Cyprus Mail

Defiant social media call for ‘massive group dog walk’

By Nikolaos Prakas

A Facebook campaign calling for a massive group dog walk in Athalassa park in Nicosia went live on Tuesday as an act of defiance over a ban on the pets imposed by the forestry department.

The move was in response to the ban, and the dismissal by Nicosia court of a €30 fine imposed on a dog owner who defied a park official and entered Athalassa despite his warning there would be a penalty. The forestry department is appealing the decision and says it will continue to fine violators.

“Let’s gather to support the rights of Cyprus residents, animal rights/welfare and general law and order,” said the Facebook call for the group dog walk on Sunday March 29 at 6pm.

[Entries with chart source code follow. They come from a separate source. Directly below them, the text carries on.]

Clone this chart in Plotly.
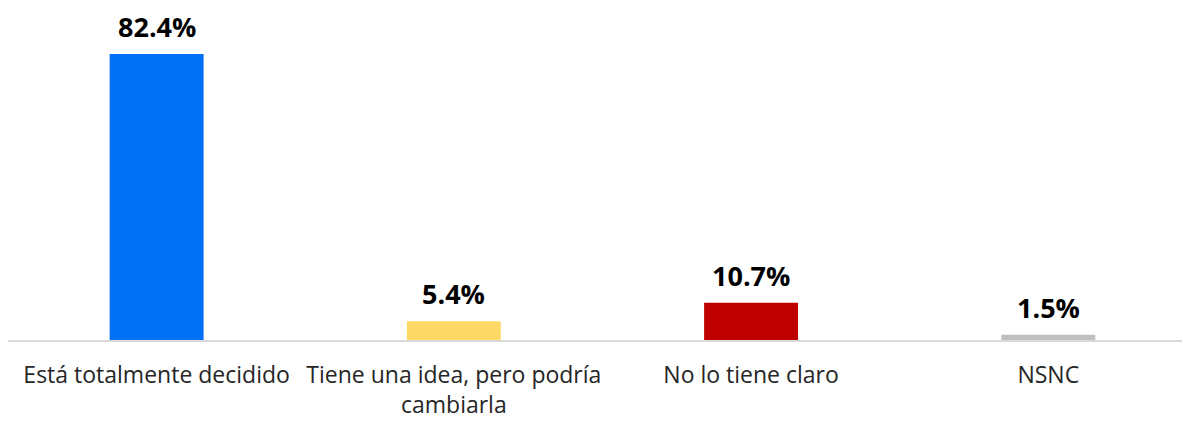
import plotly.graph_objects as go

categories = ["Está totalmente decidido", "Tiene una idea, pero podría<br>cambiarla", "No lo tiene claro", "NSNC"]
values = [82.4, 5.4, 10.7, 1.5]
labels = ["82.4%", "5.4%", "10.7%", "1.5%"]
colors = ["#0070F5", "#FFD966", "#C00000", "#BFBFBF"]

fig = go.Figure()
fig.add_trace(go.Bar(
    x=categories, y=values, marker=dict(color=colors, line=dict(width=0)),
    width=0.316, hoverinfo="skip",
))
for c, v, t in zip(categories, values, labels):
    fig.add_annotation(x=c, y=v, text="<b>%s</b>" % t, showarrow=False,
                       yanchor="bottom", yshift=8, borderpad=0,
                       font=dict(family="Open Sans", size=27, color="#000000"))

fig.update_layout(
    width=1190, height=421,
    margin=dict(l=0, r=10, t=2, b=89),
    paper_bgcolor="white", plot_bgcolor="white",
    showlegend=False,
    font=dict(family="Open Sans", color="#262626"),
    xaxis=dict(
        type="category", range=[-0.5, 3.47], automargin=False,
        showline=True, linecolor="#D9D9D9", linewidth=2,
        showgrid=False, zeroline=False,
        ticks="outside", ticklen=13, tickcolor="rgba(0,0,0,0)",
        tickfont=dict(family="Open Sans", size=23, color="#262626"),
    ),
    yaxis=dict(range=[0, 95.1], visible=False, showgrid=False, zeroline=False, automargin=False),
)

fig.write_html("out.html")
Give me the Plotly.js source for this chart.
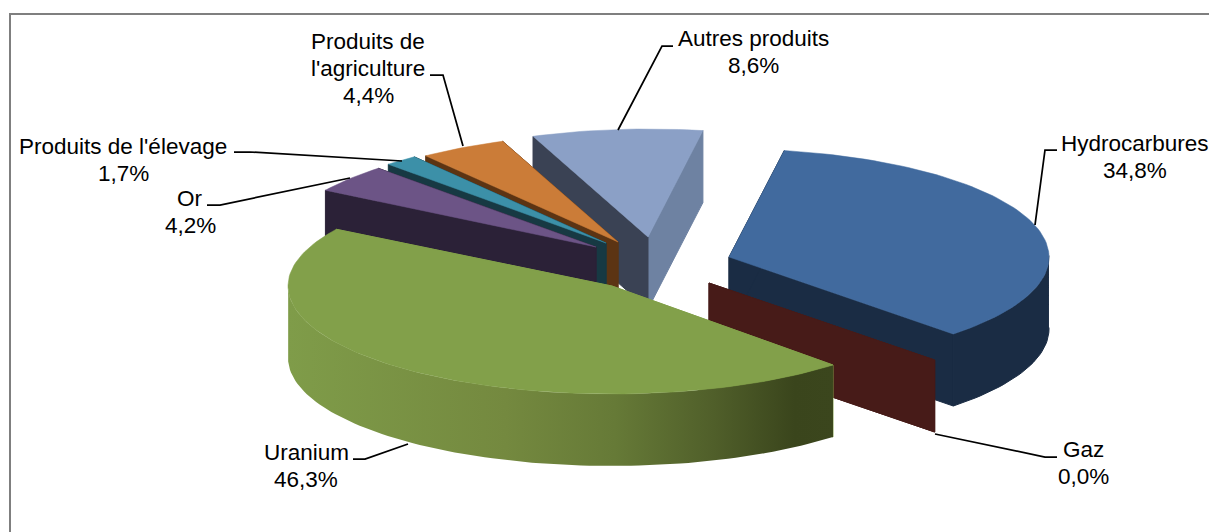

“Please bring your poo bags and leashes and let’s take a walk together to demand fairness and logic for a change on this island,” it added.

It said the meeting point would be the entry to the park near the new Ayia Varvara Church on Kyrenia Avenue.

The Green Party on Tuesday also condemned the decision by the forestry department to continue to fine people for walking their dogs in Athalassa.

A statement released by the party said pet owners should have the right to responsibly enjoy walks with a pet as happens in public parks all over the world, “as long as appropriate measures are in place so that pets do not pollute or disturb others.” The party called for a refund for all members of the public who were “unfairly” fined by the forestry department for walking their dogs in Athalassa.

It applauded the decision of the court to rescind the fine imposed on a woman who took her dog for a walk there recently. The fine was thrown out by the court on the grounds that regulation did not specifically mention a ban on dogs.

But the forestry department is appealing the case, official Antonis Horattas told the Cyprus Mail.

“She was walking in a zone not allowing dogs, and was caught by a park official before she entered. However, the woman continued after being warned,” he added.

He said the department was well within its rights to continue banning dogs from the park as they leave waste and can cause disturbances to biodiversity. “Most Cypriots don’t follow sanitary methods and do not clean the dog waste,” said Horattas.

He also said there were clear notifications in the park saying dogs were not allowed, but there were certain trails and parks in which dogs are allowed, and people walking their pets should stick to those.

A 2002 law states that it is up to the discretion of the competent authority where dog walking areas will be designated, and they can charge a fine for violations, including waste that is not properly disposed of and for disturbances to the biodiversity of an area.